Estimation tools (not just for selection on observables)

Once you have an identification strategy, you need a way to implement it. The tools below are often associated with selection on observables, but they’re general-purpose — they show up in other strategies too.

Tool Used in selection on observables Also used in
Regression adjustment Control for X in a regression DID with covariates, RDD with covariates
Matching Pair treated/control on X DID matching estimators
IPW Reweight by propensity score IPW-DID (Abadie 2005, Callaway & Sant’Anna 2021)
Entropy Balancing Balance covariates with weights Weighted DID
Doubly robust Combine regression + weighting DR-DID (Sant’Anna & Zhao 2020)
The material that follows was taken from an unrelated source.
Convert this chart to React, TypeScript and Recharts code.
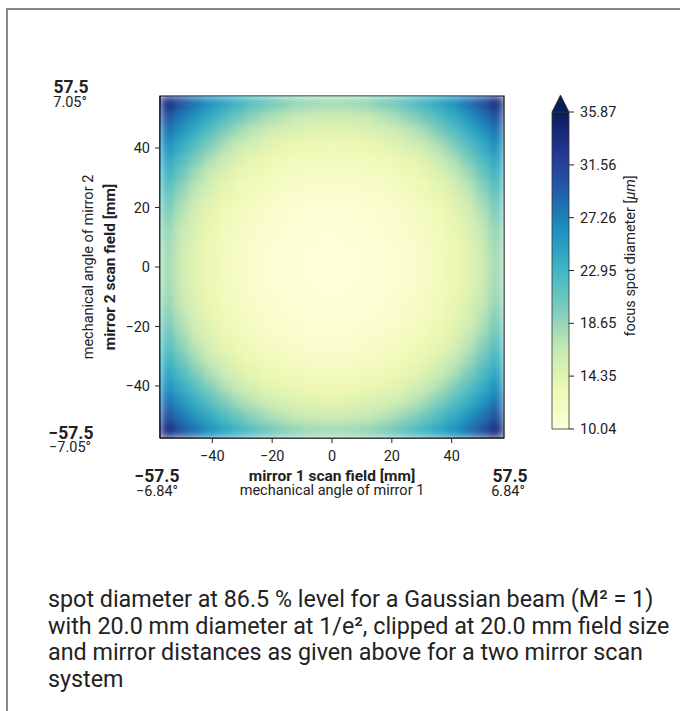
import { ScatterChart, Scatter, XAxis, YAxis, ReferenceArea } from "recharts";

// scan field edge (mm) and axis ticks
const fieldEdge = 57.5;
const axisTicks = [-40, -20, 0, 20, 40];

// colour bar range / ticks (focus spot diameter in um)
const barMin = 10.04;
const barMax = 35.87;
const barTicks = [10.04, 14.35, 18.65, 22.95, 27.26, 31.56, 35.87];

// cell centres of the 24 x 24 sample grid (mm), left->right and bottom->top
const cellCenters = [
  -55.1, -50.31, -45.52, -40.73, -35.94, -31.15, -26.35, -21.56, -16.77, -11.98, -7.19, -2.4,
  2.4, 7.19, 11.98, 16.77, 21.56, 26.35, 31.15, 35.94, 40.73, 45.52, 50.31, 55.1,
];

// spot diameter (um), one row per grid line, top row first
const spotRows = [
  [34.0, 30.2, 28.0, 26.1, 24.5, 23.0, 21.7, 20.5, 19.6, 18.8, 18.3, 18.1, 18.1, 18.3, 18.8, 19.6, 20.5, 21.7, 23.0, 24.5, 26.1, 28.0, 30.2, 34.0],
  [30.2, 27.8, 25.7, 23.8, 22.1, 20.5, 19.1, 17.9, 17.1, 16.4, 16.0, 15.8, 15.8, 16.0, 16.4, 17.1, 17.9, 19.1, 20.5, 22.1, 23.8, 25.7, 27.8, 30.2],
  [28.0, 25.7, 23.6, 21.7, 19.8, 18.1, 16.9, 15.8, 15.1, 14.7, 14.4, 14.2, 14.2, 14.4, 14.7, 15.1, 15.8, 16.9, 18.1, 19.8, 21.7, 23.6, 25.7, 28.0],
  [26.1, 23.8, 21.7, 19.6, 17.7, 16.2, 15.1, 14.4, 13.8, 13.4, 13.1, 13.0, 13.0, 13.1, 13.4, 13.8, 14.4, 15.1, 16.2, 17.7, 19.6, 21.7, 23.8, 26.1],
  [24.5, 22.1, 19.8, 17.7, 16.0, 14.8, 13.9, 13.3, 12.8, 12.5, 12.3, 12.2, 12.2, 12.3, 12.5, 12.8, 13.3, 13.9, 14.8, 16.0, 17.7, 19.8, 22.1, 24.5],
  [23.0, 20.5, 18.1, 16.2, 14.8, 13.8, 13.0, 12.5, 12.1, 11.8, 11.6, 11.6, 11.6, 11.6, 11.8, 12.1, 12.5, 13.0, 13.8, 14.8, 16.2, 18.1, 20.5, 23.0],
  [21.7, 19.1, 16.9, 15.1, 13.9, 13.0, 12.4, 11.9, 11.6, 11.3, 11.1, 11.1, 11.1, 11.1, 11.3, 11.6, 11.9, 12.4, 13.0, 13.9, 15.1, 16.9, 19.1, 21.7],
  [20.5, 17.9, 15.8, 14.4, 13.3, 12.5, 11.9, 11.5, 11.1, 10.9, 10.7, 10.7, 10.7, 10.7, 10.9, 11.1, 11.5, 11.9, 12.5, 13.3, 14.4, 15.8, 17.9, 20.5],
  [19.6, 17.1, 15.1, 13.8, 12.8, 12.1, 11.6, 11.1, 10.8, 10.6, 10.5, 10.4, 10.4, 10.5, 10.6, 10.8, 11.1, 11.6, 12.1, 12.8, 13.8, 15.1, 17.1, 19.6],
  [18.8, 16.4, 14.7, 13.4, 12.5, 11.8, 11.3, 10.9, 10.6, 10.4, 10.3, 10.2, 10.2, 10.3, 10.4, 10.6, 10.9, 11.3, 11.8, 12.5, 13.4, 14.7, 16.4, 18.8],
  [18.3, 16.0, 14.4, 13.1, 12.3, 11.6, 11.1, 10.7, 10.5, 10.3, 10.2, 10.1, 10.1, 10.2, 10.3, 10.5, 10.7, 11.1, 11.6, 12.3, 13.1, 14.4, 16.0, 18.3],
  [18.1, 15.8, 14.2, 13.0, 12.2, 11.6, 11.1, 10.7, 10.4, 10.2, 10.1, 10.0, 10.0, 10.1, 10.2, 10.4, 10.7, 11.1, 11.6, 12.2, 13.0, 14.2, 15.8, 18.1],
  [18.1, 15.8, 14.2, 13.0, 12.2, 11.6, 11.1, 10.7, 10.4, 10.2, 10.1, 10.0, 10.0, 10.1, 10.2, 10.4, 10.7, 11.1, 11.6, 12.2, 13.0, 14.2, 15.8, 18.1],
  [18.3, 16.0, 14.4, 13.1, 12.3, 11.6, 11.1, 10.7, 10.5, 10.3, 10.2, 10.1, 10.1, 10.2, 10.3, 10.5, 10.7, 11.1, 11.6, 12.3, 13.1, 14.4, 16.0, 18.3],
  [18.8, 16.4, 14.7, 13.4, 12.5, 11.8, 11.3, 10.9, 10.6, 10.4, 10.3, 10.2, 10.2, 10.3, 10.4, 10.6, 10.9, 11.3, 11.8, 12.5, 13.4, 14.7, 16.4, 18.8],
  [19.6, 17.1, 15.1, 13.8, 12.8, 12.1, 11.6, 11.1, 10.8, 10.6, 10.5, 10.4, 10.4, 10.5, 10.6, 10.8, 11.1, 11.6, 12.1, 12.8, 13.8, 15.1, 17.1, 19.6],
  [20.5, 17.9, 15.8, 14.4, 13.3, 12.5, 11.9, 11.5, 11.1, 10.9, 10.7, 10.7, 10.7, 10.7, 10.9, 11.1, 11.5, 11.9, 12.5, 13.3, 14.4, 15.8, 17.9, 20.5],
  [21.7, 19.1, 16.9, 15.1, 13.9, 13.0, 12.4, 11.9, 11.6, 11.3, 11.1, 11.1, 11.1, 11.1, 11.3, 11.6, 11.9, 12.4, 13.0, 13.9, 15.1, 16.9, 19.1, 21.7],
  [23.0, 20.5, 18.1, 16.2, 14.8, 13.8, 13.0, 12.5, 12.1, 11.8, 11.6, 11.6, 11.6, 11.6, 11.8, 12.1, 12.5, 13.0, 13.8, 14.8, 16.2, 18.1, 20.5, 23.0],
  [24.5, 22.1, 19.8, 17.7, 16.0, 14.8, 13.9, 13.3, 12.8, 12.5, 12.3, 12.2, 12.2, 12.3, 12.5, 12.8, 13.3, 13.9, 14.8, 16.0, 17.7, 19.8, 22.1, 24.5],
  [26.1, 23.8, 21.7, 19.6, 17.7, 16.2, 15.1, 14.4, 13.8, 13.4, 13.1, 13.0, 13.0, 13.1, 13.4, 13.8, 14.4, 15.1, 16.2, 17.7, 19.6, 21.7, 23.8, 26.1],
  [28.0, 25.7, 23.6, 21.7, 19.8, 18.1, 16.9, 15.8, 15.1, 14.7, 14.4, 14.2, 14.2, 14.4, 14.7, 15.1, 15.8, 16.9, 18.1, 19.8, 21.7, 23.6, 25.7, 28.0],
  [30.2, 27.8, 25.7, 23.8, 22.1, 20.5, 19.1, 17.9, 17.1, 16.4, 16.0, 15.8, 15.8, 16.0, 16.4, 17.1, 17.9, 19.1, 20.5, 22.1, 23.8, 25.7, 27.8, 30.2],
  [34.0, 30.2, 28.0, 26.1, 24.5, 23.0, 21.7, 20.5, 19.6, 18.8, 18.3, 18.1, 18.1, 18.3, 18.8, 19.6, 20.5, 21.7, 23.0, 24.5, 26.1, 28.0, 30.2, 34.0],
];

// YlGnBu
const ylgnbu = ["#ffffd9", "#edf8b1", "#c7e9b4", "#7fcdbb", "#41b6c4", "#1d91c0", "#225ea8", "#253494", "#081d58"];

const PLOT_W = 344;
const CELL_PX = PLOT_W / cellCenters.length;
const FONT = "Roboto, sans-serif";
const INK = "#222";

function hex(c: string) {
  return [1, 3, 5].map((i) => parseInt(c.slice(i, i + 2), 16));
}

function spotColor(v: number) {
  let t = (v - barMin) / (barMax - barMin);
  t = Math.max(0, Math.min(1, t));
  const p = t * (ylgnbu.length - 1);
  const i = Math.min(ylgnbu.length - 2, Math.floor(p));
  const f = p - i;
  const a = hex(ylgnbu[i]);
  const b = hex(ylgnbu[i + 1]);
  const m = a.map((x, k) => Math.round(x + (b[k] - x) * f));
  return `rgb(${m[0]},${m[1]},${m[2]})`;
}

const cells = spotRows.flatMap((row, r) =>
  row.map((v, c) => ({ x: cellCenters[c], y: cellCenters[cellCenters.length - 1 - r], v }))
);

const barPoints = barTicks.map((v) => ({ x: 0.5, y: v }));

const minus = (v: number) => (v < 0 ? "\u2212" + Math.abs(v) : String(v));

const HeatCell = (props: any) => {
  const { cx, cy, payload } = props;
  const s = CELL_PX + 0.6;
  return <rect x={cx - s / 2} y={cy - s / 2} width={s} height={s} fill={spotColor(payload.v)} />;
};

const NoMark = () => <g />;

const ArrowShape = (props: any) => {
  const { x, y, width, height } = props;
  return (
    <polygon
      points={`${x},${y + height} ${x + width / 2},${y} ${x + width},${y + height}`}
      fill={ylgnbu[8]}
      stroke="#333"
      strokeWidth={0.8}
    />
  );
};

const tickStyle = { fontSize: 14.5, fill: INK, fontFamily: FONT };

export default function App() {
  return (
    <div
      style={{
        position: "absolute",
        left: 6,
        top: 8,
        borderTop: "2px solid #888",
        borderLeft: "2px solid #888",
        width: 674,
        height: 701,
        fontFamily: FONT,
        color: INK,
        overflow: "hidden",
      }}
    >
      <style>{`.heat-cells { filter: url(#heatBlur); }`}</style>
      <svg width={0} height={0} style={{ position: "absolute" }}>
        <defs>
          <filter id="heatBlur" x="0" y="0" width="1" height="1" colorInterpolationFilters="sRGB">
            <feGaussianBlur stdDeviation={5} edgeMode="duplicate" />
          </filter>
          <linearGradient id="barGrad" x1="0" y1="1" x2="0" y2="0">
            {ylgnbu.map((c, i) => (
              <stop key={c} offset={i / (ylgnbu.length - 1)} stopColor={c} />
            ))}
          </linearGradient>
        </defs>
      </svg>

      <div style={{ position: "absolute", left: 0, top: 0 }}>
        <ScatterChart width={560} height={520} margin={{ top: 86, right: 64, bottom: 62, left: 92 }}>
          <XAxis
            type="number"
            dataKey="x"
            domain={[-fieldEdge, fieldEdge]}
            ticks={axisTicks}
            tickFormatter={minus}
            allowDataOverflow
            height={30}
            tickSize={5}
            tickMargin={8}
            tick={tickStyle}
            tickLine={{ stroke: INK }}
            axisLine={{ stroke: "#000" }}
          />
          <YAxis
            type="number"
            dataKey="y"
            domain={[-fieldEdge, fieldEdge]}
            ticks={axisTicks}
            tickFormatter={minus}
            allowDataOverflow
            width={60}
            tickSize={5}
            tickMargin={5}
            tick={tickStyle}
            tickLine={{ stroke: INK }}
            axisLine={{ stroke: "#000" }}
          />
          <Scatter className="heat-cells" data={cells} shape={HeatCell} isAnimationActive={false} />
          <ReferenceArea
            x1={-fieldEdge}
            x2={fieldEdge}
            y1={-fieldEdge}
            y2={fieldEdge}
            fill="none"
            stroke="#000"
            strokeWidth={1.2}
            ifOverflow="visible"
          />
        </ScatterChart>
      </div>

      <div style={{ position: "absolute", left: 522, top: 70 }}>
        <ScatterChart width={150} height={380} margin={{ top: 32, right: 61, bottom: 31, left: 22 }}>
          <XAxis type="number" dataKey="x" domain={[0, 1]} hide />
          <YAxis
            type="number"
            dataKey="y"
            orientation="right"
            domain={[barMin, barMax]}
            ticks={barTicks}
            tickFormatter={(v: number) => v.toFixed(2)}
            width={50}
            tickSize={5}
            tickMargin={6}
            tick={tickStyle}
            tickLine={{ stroke: INK }}
            axisLine={false}
          />
          <Scatter data={barPoints} shape={NoMark} isAnimationActive={false} />
          <ReferenceArea
            x1={0}
            x2={1}
            y1={barMin}
            y2={barMax}
            fill="url(#barGrad)"
            fillOpacity={1}
            stroke="#333"
            strokeWidth={0.8}
          />
          <ReferenceArea x1={0} x2={1} y1={barMax} y2={37.26} ifOverflow="visible" shape={ArrowShape} />
        </ScatterChart>
      </div>

      <svg
        width={674}
        height={520}
        style={{ position: "absolute", left: 0, top: 0, pointerEvents: "none" }}
      >
        <g transform="translate(-8,-10)" fill={INK} fontFamily={FONT}>
          <text x={71} y={93} textAnchor="middle" fontSize={17.5} fontWeight="bold">57.5</text>
          <text x={70} y={107} textAnchor="middle" fontSize={14.5}>7.05°</text>
          <text x={71} y={439} textAnchor="middle" fontSize={17.5} fontWeight="bold">{"\u221257.5"}</text>
          <text x={70} y={452} textAnchor="middle" fontSize={14.5}>{"\u22127.05°"}</text>

          <text x={157} y={482} textAnchor="middle" fontSize={17.5} fontWeight="bold">{"\u221257.5"}</text>
          <text x={157} y={496} textAnchor="middle" fontSize={14.5}>{"\u22126.84°"}</text>
          <text x={510} y={482} textAnchor="middle" fontSize={17.5} fontWeight="bold">57.5</text>
          <text x={508} y={496} textAnchor="middle" fontSize={14.5}>6.84°</text>

          <text x={332} y={481} textAnchor="middle" fontSize={15.5} fontWeight="bold">mirror 1 scan field [mm]</text>
          <text x={332} y={495} textAnchor="middle" fontSize={14.5}>mechanical angle of mirror 1</text>

          <text x={110} y={267} transform="rotate(-90 110 267)" textAnchor="middle" dominantBaseline="central" fontSize={15.5} fontWeight="bold">
            mirror 2 scan field [mm]
          </text>
          <text x={88} y={267} transform="rotate(-90 88 267)" textAnchor="middle" dominantBaseline="central" fontSize={14.5}>
            mechanical angle of mirror 2
          </text>

          <text x={630} y={256} transform="rotate(-90 630 256)" textAnchor="middle" dominantBaseline="central" fontSize={14.5}>
            focus spot diameter [<tspan fontStyle="italic">μm</tspan>]
          </text>
        </g>
      </svg>

      <div
        style={{
          position: "absolute",
          left: 40,
          top: 576,
          fontSize: 23.3,
          lineHeight: "26.7px",
          whiteSpace: "nowrap",
          color: INK,
        }}
      >
        spot diameter at 86.5 % level for a Gaussian beam (M² = 1)
        <br />
        with 20.0 mm diameter at 1/e², clipped at 20.0 mm field size
        <br />
        and mirror distances as given above for a two mirror scan
        <br />
        system
      </div>
    </div>
  );
}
The identification strategy tells you why your comparison is valid. The estimation tool tells you how to make the comparison. Don’t confuse the two — IPW is a tool, not a strategy.


In Stata

All SOO estimators live under teffects:

* Regression adjustment
teffects ra (outcome x1 x2) (treatment)

* Inverse probability weighting
teffects ipw (outcome) (treatment x1 x2)

* Nearest-neighbor matching
teffects nnmatch (outcome x1 x2) (treatment), nneighbor(1)

* Doubly robust (AIPW)
teffects aipw (outcome x1 x2) (treatment x1 x2)

* Check overlap after any teffects command
teffects overlap

Same identification assumption (CIA) behind all of them — different ways to use \(X\) to make the comparison fair. See each page for details.


Did you know?

  • The conditional independence assumption was formalized by Rosenbaum & Rubin (1983) in their foundational paper on propensity scores. They showed that conditioning on a scalar propensity score is sufficient — you don’t need to match on every covariate separately.

  • The term “selection on observables” is economics jargon. In statistics it’s called ignorability or no unmeasured confounding. In epidemiology it’s the exchangeability assumption. Same idea, different fields, different names.

  • Altonji, Elder & Taber (2005) proposed a practical check: compare how much the estimate changes when you add observed controls. If adding strong predictors of the outcome barely moves the estimate, it’s less likely that unobservables would change it much either. Not a proof — but a useful heuristic.